The directory twitter-plugin must be placed in a well known location ( wp-content/plugins ) so Wordpress can scan it and if it founds a README , well it's a valid plugin. Unfortunately when I cd to plugins directory and clone a repository from Gitorious, I get:

.twitter-plugin
+-twitter-plugin
 |-images/
 |-index.php
 +-README

The plugin developer didn't put the files straight in the top level dir, but keeps them in a subdirectory named after the project. This way Wordpress can't find the plugin (it looks for twitter/README , instead there is twitter/twitter/README ). I could overcome this by cloning one directory above (in wp-content instead of wp-content/plugins ) but it feels hackish, has the clear disadvantage that I'll have to ignore all other plugins directories, plus Git will complain that the plugins/ directory already exists (so I'll have to temporary move things around to make it work).

Is there a way to recover this situation? Am I missing something fundamental about git?

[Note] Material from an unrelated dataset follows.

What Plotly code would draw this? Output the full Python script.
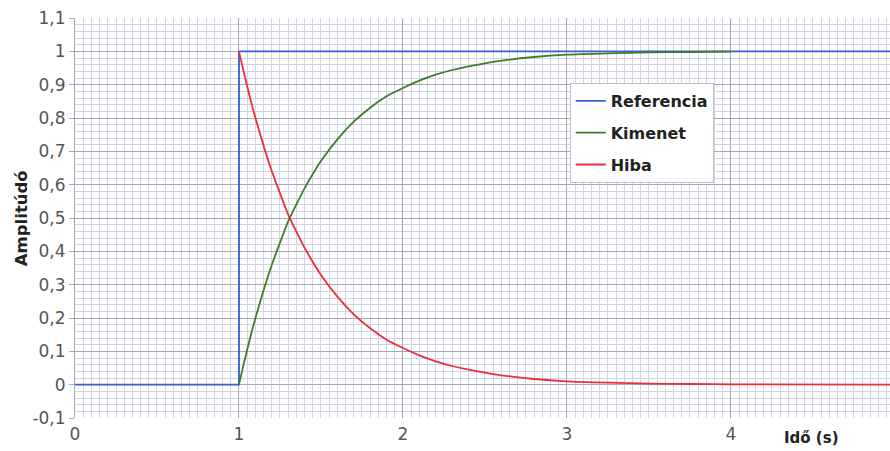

At this moment all I think I can do is init a new repository, put the files in, and try to import the history somehow. But this way I won't be able to push to the original repository - right? - because all file paths would be different

My objective is developing the plugin, not just using it. Of course, to develop the plugin, it must be used by some Wordpress installation, so it must be in the well known directory, otherwise my development Wordpress installation won't find it and I won't be able to test my changes

Clone into a location outside your wordpress project, then symlink or copy the correct directory where it belongs, eg:

$ git checkout git@wherever.org:twitter-plugin
$ cd my-wordpress-site
$ ln -s ../twitter-plugin/twitter-plugin ./twitter-plugin

Symlinking may or may not work, since not all PHP functions follow them; if it doesn't, try copying instead. This does mean, though, that you have to copy again when you update the git repo; you probably want to include this procedure in your deployment script.